- **WHAT IS ASKED**
Sift the material for lines containing "this", and return them.

====== ENTRIES PROVIDED

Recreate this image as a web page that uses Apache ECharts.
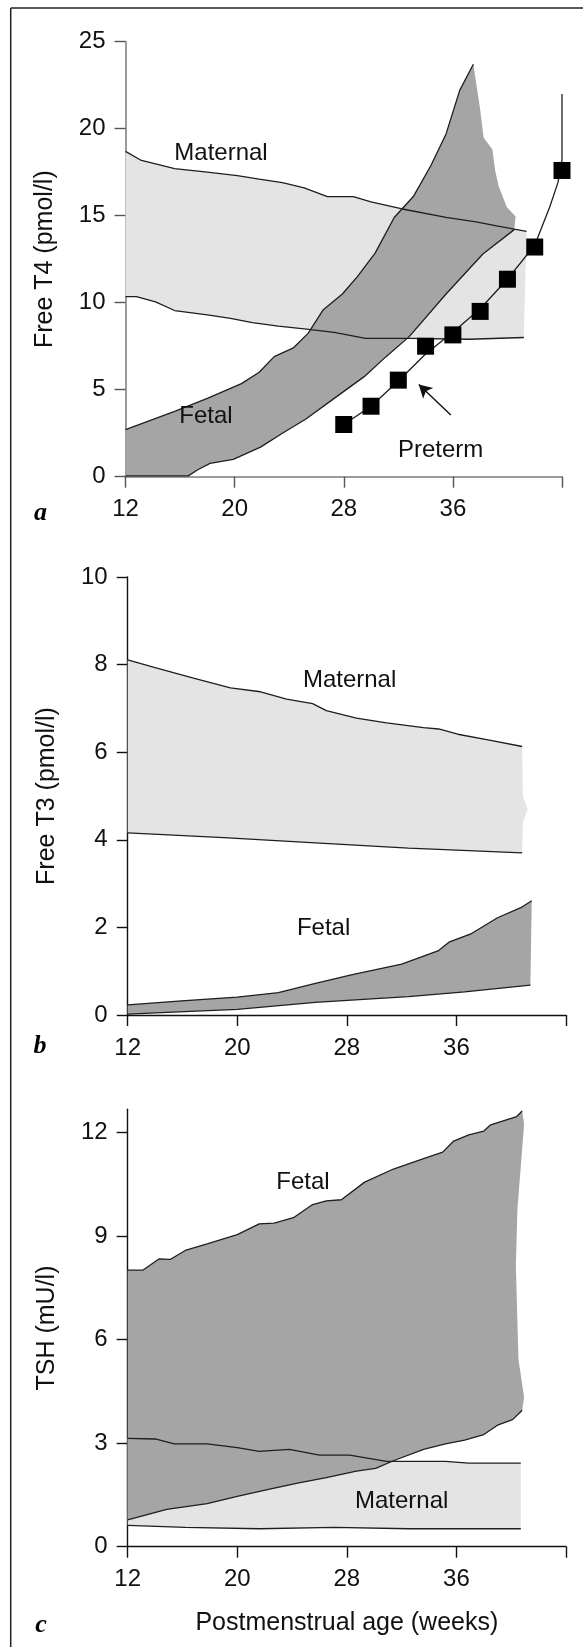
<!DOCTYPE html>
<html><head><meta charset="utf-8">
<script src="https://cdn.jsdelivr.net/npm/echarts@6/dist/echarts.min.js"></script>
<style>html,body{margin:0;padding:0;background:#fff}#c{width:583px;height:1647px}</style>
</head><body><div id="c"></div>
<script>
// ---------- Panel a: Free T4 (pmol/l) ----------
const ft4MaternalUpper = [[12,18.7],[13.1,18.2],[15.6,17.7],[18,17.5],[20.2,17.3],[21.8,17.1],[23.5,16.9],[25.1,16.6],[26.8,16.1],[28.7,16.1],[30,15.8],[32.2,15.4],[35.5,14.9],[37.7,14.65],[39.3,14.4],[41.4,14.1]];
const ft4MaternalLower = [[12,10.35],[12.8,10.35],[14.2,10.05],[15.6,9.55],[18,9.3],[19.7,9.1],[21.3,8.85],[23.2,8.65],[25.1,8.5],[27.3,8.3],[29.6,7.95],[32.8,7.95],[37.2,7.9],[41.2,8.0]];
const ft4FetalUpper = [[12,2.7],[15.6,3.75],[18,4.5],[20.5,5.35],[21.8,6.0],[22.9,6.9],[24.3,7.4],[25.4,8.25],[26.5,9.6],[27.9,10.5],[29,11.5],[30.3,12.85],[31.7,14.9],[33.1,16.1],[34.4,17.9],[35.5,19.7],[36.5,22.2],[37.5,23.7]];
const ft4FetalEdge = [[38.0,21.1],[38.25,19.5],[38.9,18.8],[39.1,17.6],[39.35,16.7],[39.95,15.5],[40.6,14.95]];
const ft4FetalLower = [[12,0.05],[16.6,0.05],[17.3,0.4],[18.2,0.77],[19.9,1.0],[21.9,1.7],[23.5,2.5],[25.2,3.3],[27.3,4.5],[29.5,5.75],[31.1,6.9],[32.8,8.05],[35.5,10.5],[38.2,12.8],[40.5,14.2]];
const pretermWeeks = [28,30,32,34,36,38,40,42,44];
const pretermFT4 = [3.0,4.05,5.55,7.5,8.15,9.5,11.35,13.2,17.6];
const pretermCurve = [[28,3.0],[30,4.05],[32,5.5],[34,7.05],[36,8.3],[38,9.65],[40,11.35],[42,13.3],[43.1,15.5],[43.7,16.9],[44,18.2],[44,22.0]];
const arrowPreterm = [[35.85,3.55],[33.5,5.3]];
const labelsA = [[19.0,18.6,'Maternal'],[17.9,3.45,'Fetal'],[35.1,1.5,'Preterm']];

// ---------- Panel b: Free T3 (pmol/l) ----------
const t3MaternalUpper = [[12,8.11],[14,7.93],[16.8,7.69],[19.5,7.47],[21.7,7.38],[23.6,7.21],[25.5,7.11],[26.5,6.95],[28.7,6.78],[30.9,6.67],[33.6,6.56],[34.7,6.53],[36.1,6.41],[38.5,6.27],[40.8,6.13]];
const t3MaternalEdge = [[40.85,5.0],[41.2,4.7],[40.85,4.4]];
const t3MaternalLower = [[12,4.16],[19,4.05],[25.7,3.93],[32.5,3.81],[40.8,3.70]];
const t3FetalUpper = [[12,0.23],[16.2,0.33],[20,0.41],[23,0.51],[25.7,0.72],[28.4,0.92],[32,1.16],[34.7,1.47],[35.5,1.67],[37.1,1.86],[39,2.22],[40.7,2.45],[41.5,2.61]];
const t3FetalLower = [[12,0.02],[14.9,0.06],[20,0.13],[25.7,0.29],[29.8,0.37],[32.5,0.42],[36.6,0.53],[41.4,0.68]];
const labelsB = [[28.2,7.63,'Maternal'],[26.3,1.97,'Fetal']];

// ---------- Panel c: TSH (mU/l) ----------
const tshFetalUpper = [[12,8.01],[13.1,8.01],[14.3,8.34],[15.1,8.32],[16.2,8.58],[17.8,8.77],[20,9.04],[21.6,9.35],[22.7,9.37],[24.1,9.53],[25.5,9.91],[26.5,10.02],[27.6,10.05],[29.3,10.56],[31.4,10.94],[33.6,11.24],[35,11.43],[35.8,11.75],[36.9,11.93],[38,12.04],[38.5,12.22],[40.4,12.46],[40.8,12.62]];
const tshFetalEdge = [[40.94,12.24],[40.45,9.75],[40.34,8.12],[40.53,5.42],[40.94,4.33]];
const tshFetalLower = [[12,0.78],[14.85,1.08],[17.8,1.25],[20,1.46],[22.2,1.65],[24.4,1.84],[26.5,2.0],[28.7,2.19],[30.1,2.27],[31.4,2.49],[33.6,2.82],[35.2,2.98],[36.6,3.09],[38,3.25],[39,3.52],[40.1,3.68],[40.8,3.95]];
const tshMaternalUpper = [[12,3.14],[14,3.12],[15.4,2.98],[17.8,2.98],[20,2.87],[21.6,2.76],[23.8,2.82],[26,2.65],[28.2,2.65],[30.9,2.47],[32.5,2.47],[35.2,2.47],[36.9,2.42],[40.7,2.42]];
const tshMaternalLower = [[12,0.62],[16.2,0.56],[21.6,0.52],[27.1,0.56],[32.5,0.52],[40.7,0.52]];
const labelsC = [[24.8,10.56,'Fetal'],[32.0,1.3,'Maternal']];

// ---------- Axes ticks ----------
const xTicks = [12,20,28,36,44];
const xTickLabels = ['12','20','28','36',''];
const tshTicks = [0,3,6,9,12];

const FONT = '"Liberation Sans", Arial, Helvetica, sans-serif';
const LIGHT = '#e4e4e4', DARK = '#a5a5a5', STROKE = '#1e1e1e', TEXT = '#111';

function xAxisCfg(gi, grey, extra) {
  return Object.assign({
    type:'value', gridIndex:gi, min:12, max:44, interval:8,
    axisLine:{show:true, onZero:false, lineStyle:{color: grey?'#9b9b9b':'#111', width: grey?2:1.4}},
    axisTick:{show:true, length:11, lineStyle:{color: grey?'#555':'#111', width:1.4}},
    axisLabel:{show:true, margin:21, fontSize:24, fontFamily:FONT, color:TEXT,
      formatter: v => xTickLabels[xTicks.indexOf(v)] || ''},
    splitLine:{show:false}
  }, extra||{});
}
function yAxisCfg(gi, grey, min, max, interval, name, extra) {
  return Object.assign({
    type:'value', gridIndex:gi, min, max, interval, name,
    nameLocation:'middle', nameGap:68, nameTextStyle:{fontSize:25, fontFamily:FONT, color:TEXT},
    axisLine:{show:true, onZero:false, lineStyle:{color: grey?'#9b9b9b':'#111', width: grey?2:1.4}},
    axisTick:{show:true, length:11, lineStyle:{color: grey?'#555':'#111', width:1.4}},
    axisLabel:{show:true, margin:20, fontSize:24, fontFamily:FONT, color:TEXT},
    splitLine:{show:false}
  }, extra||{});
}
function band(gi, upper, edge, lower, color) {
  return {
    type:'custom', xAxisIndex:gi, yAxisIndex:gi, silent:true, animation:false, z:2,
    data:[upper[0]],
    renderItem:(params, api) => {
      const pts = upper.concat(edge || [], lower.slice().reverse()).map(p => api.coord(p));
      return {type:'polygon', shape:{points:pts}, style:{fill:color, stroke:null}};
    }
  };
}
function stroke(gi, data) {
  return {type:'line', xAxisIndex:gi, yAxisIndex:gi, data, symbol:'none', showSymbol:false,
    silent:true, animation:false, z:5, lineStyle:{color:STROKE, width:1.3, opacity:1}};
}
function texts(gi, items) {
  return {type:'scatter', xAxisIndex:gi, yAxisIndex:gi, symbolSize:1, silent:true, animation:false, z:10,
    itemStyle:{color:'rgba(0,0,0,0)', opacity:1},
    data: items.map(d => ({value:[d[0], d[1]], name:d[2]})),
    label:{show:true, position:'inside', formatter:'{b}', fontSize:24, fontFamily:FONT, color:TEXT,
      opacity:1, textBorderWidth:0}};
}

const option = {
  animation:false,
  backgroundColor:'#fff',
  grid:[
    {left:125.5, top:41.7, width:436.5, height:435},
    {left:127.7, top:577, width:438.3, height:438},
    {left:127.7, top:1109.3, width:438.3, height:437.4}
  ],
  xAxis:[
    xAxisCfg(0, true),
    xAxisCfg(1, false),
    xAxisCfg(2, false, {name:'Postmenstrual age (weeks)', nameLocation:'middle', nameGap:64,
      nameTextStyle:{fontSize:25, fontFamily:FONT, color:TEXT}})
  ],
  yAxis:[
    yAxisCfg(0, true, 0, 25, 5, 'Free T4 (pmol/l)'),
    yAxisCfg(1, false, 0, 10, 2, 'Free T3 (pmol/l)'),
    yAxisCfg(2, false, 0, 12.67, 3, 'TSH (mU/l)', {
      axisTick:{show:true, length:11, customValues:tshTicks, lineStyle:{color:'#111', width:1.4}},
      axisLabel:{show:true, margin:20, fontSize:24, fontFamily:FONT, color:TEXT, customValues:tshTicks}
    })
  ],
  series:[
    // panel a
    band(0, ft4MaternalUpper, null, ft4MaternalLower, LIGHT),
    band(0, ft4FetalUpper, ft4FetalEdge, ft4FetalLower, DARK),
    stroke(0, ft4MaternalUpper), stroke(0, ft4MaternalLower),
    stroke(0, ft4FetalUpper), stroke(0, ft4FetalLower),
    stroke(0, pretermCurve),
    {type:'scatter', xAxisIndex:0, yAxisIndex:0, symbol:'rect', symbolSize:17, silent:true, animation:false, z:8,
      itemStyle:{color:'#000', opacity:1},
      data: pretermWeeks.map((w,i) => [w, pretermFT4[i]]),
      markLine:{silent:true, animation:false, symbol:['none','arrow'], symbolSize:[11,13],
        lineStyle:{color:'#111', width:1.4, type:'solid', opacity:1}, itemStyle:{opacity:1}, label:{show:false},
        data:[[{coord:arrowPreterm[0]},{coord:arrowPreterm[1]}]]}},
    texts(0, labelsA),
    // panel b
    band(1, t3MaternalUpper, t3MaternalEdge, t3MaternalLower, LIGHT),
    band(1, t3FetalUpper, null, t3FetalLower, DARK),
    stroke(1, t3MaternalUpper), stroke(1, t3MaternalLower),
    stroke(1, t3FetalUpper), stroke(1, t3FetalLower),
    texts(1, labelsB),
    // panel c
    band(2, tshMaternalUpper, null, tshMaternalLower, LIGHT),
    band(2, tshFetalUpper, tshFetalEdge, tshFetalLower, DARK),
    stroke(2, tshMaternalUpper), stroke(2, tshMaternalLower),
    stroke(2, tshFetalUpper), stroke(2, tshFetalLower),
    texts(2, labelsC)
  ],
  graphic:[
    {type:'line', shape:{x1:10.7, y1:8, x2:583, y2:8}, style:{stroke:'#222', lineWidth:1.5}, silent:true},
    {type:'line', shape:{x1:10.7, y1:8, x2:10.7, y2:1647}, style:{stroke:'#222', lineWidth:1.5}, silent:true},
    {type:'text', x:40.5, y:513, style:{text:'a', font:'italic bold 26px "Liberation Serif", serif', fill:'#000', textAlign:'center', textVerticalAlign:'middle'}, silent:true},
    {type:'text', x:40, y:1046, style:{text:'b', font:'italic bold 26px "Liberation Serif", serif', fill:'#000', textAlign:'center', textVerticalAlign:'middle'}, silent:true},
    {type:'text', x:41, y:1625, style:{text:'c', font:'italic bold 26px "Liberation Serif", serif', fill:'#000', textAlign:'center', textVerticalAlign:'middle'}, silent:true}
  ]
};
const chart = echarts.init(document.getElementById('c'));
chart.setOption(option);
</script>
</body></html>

============
====== ENTRIES PROVIDED

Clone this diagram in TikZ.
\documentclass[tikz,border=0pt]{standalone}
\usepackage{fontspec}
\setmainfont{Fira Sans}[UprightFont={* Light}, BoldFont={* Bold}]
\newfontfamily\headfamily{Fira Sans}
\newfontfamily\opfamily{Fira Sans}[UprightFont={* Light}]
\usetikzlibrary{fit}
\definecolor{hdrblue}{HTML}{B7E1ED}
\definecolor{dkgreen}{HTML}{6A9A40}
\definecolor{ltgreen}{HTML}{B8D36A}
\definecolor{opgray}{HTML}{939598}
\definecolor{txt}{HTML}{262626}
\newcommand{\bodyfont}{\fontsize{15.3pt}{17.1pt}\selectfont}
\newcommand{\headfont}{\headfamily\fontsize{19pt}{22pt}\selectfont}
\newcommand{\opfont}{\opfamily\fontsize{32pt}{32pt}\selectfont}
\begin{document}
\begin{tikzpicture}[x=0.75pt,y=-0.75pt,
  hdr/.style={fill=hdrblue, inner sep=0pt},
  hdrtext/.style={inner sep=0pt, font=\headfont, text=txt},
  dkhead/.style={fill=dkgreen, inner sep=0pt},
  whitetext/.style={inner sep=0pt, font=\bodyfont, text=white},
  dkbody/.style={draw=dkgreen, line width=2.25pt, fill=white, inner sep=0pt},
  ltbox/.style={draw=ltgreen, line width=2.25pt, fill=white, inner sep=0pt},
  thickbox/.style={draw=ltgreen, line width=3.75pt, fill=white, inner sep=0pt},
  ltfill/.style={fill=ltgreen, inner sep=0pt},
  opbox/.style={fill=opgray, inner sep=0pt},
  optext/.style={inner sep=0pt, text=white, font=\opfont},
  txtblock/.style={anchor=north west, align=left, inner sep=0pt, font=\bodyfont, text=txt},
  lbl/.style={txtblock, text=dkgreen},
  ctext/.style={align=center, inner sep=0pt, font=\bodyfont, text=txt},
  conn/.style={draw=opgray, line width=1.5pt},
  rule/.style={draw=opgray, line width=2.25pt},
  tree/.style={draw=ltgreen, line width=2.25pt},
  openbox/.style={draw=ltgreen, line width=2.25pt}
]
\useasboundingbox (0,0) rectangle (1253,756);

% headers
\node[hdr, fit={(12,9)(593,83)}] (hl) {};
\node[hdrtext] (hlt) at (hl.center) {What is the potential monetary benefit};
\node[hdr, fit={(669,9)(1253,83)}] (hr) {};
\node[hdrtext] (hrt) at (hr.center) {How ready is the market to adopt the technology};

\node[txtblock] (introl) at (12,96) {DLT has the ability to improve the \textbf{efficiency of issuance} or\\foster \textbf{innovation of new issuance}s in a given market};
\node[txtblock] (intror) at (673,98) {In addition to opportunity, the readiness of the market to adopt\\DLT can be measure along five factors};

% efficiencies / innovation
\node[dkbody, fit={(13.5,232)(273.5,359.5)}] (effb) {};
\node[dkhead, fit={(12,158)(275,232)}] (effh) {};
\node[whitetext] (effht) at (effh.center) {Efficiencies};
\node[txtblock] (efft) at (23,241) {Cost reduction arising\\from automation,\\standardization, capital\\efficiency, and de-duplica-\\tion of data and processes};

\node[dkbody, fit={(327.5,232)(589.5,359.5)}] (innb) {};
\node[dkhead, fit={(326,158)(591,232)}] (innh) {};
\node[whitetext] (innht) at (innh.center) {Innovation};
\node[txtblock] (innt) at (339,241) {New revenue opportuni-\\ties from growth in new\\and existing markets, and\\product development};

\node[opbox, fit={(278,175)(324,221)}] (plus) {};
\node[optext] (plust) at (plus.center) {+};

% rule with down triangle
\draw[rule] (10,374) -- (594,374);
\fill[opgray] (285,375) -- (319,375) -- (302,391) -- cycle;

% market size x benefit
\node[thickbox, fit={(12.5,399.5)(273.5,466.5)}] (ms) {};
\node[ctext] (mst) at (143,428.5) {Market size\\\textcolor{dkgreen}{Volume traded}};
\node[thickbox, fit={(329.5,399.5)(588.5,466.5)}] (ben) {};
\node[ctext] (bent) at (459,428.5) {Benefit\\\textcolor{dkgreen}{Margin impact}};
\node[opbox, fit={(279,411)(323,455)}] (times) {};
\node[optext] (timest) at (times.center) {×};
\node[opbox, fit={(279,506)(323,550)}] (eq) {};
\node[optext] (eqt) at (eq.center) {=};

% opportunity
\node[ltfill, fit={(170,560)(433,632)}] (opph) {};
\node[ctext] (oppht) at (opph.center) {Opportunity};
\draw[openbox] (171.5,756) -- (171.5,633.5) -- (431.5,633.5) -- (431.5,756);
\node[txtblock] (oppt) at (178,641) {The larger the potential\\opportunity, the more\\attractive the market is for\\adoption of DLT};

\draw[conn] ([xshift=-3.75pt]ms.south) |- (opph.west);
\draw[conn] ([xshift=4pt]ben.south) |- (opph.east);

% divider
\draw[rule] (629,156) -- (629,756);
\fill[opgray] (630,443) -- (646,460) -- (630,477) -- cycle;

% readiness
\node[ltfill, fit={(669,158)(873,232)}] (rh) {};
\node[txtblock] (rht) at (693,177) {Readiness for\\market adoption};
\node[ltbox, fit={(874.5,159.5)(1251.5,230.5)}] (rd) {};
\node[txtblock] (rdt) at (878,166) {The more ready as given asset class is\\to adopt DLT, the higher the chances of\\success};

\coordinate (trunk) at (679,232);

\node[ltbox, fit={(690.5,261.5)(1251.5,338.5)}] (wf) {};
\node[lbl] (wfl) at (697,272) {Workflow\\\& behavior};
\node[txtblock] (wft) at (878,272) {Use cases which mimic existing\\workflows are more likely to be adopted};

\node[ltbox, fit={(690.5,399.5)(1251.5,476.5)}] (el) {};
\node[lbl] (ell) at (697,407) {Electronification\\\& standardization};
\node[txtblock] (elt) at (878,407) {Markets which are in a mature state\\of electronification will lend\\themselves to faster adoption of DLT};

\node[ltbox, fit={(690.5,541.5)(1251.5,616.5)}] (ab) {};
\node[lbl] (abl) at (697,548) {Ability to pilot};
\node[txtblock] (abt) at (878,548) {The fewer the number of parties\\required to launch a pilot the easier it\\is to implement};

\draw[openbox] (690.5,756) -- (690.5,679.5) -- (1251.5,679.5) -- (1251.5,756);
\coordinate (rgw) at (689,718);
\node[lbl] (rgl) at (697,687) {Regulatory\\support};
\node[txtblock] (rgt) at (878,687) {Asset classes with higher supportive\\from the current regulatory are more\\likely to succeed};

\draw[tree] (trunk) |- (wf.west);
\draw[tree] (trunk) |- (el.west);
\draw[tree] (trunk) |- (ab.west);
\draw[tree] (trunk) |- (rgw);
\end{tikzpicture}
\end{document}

============

- **FULL OUTPUT**
Recreate this image as a web page that uses Apache ECharts.
Clone this diagram in TikZ.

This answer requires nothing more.